* **Your instructions**: Read through the entries below and return each line with the word "this".

* **Data for processing**:
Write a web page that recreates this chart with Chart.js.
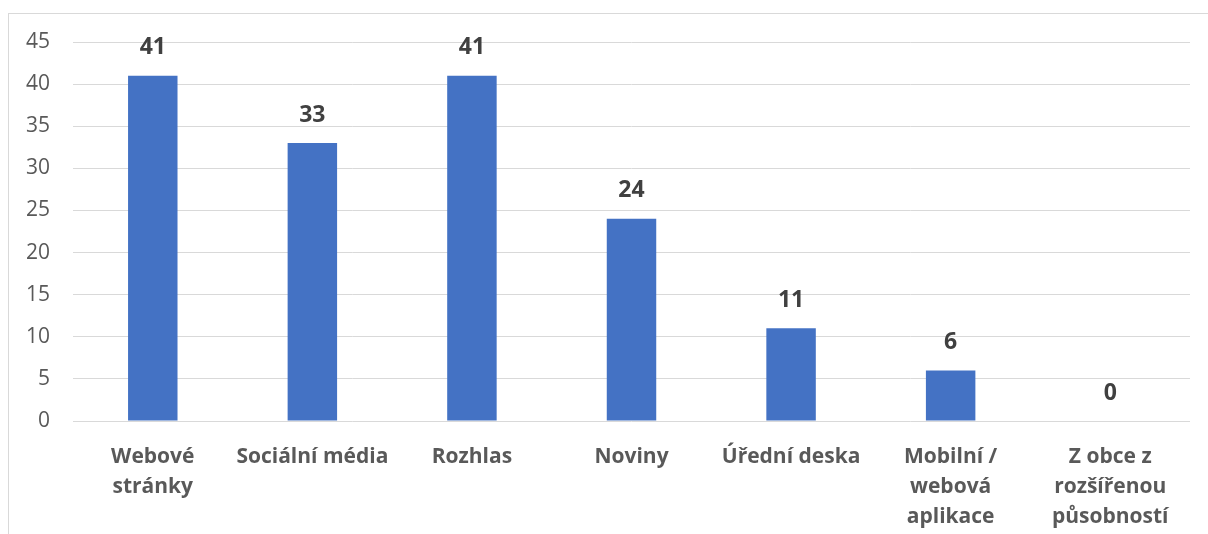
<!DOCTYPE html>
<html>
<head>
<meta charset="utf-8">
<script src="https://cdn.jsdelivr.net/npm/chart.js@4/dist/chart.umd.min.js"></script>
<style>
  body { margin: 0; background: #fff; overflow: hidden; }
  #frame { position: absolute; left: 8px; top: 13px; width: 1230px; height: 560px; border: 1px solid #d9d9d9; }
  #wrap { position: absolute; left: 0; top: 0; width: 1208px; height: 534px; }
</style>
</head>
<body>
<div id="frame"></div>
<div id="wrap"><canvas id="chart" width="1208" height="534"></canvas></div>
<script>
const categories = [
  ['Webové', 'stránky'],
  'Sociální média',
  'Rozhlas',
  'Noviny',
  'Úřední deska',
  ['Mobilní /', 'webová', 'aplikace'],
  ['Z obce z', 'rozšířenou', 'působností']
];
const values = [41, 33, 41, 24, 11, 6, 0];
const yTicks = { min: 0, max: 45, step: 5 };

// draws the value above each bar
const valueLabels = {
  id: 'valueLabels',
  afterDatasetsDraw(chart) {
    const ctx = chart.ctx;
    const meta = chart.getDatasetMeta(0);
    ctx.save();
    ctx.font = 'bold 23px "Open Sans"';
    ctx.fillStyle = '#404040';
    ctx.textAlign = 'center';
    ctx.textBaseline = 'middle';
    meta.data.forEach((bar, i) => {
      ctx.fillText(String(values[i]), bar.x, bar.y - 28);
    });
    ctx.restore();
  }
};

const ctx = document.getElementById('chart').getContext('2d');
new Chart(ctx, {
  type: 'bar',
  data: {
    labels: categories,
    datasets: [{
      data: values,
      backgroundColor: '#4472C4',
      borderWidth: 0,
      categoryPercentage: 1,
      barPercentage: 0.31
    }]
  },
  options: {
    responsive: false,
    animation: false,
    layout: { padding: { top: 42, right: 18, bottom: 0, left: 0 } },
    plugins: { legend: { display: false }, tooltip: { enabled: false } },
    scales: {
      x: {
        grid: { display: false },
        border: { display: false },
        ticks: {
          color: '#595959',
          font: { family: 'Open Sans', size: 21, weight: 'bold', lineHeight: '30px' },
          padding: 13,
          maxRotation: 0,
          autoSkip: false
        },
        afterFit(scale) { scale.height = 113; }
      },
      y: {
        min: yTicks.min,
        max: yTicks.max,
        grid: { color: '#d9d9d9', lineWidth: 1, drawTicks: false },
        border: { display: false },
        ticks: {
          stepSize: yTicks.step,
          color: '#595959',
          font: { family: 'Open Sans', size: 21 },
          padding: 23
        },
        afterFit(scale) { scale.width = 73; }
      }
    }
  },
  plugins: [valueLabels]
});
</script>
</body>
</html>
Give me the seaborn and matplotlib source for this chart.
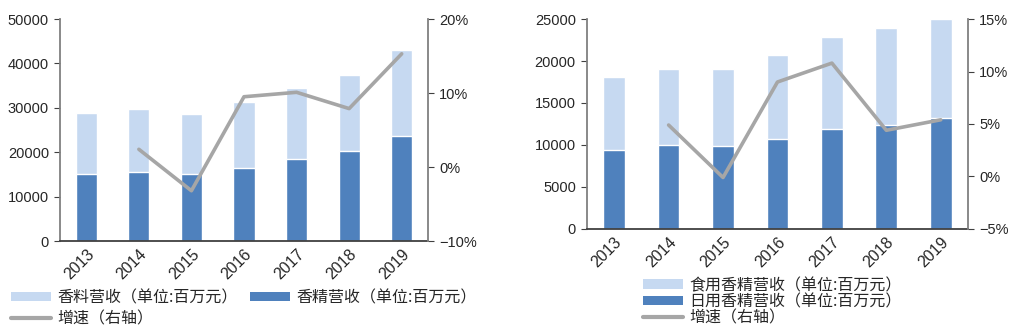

* **Result**:
Write a web page that recreates this chart with Chart.js.
Give me the seaborn and matplotlib source for this chart.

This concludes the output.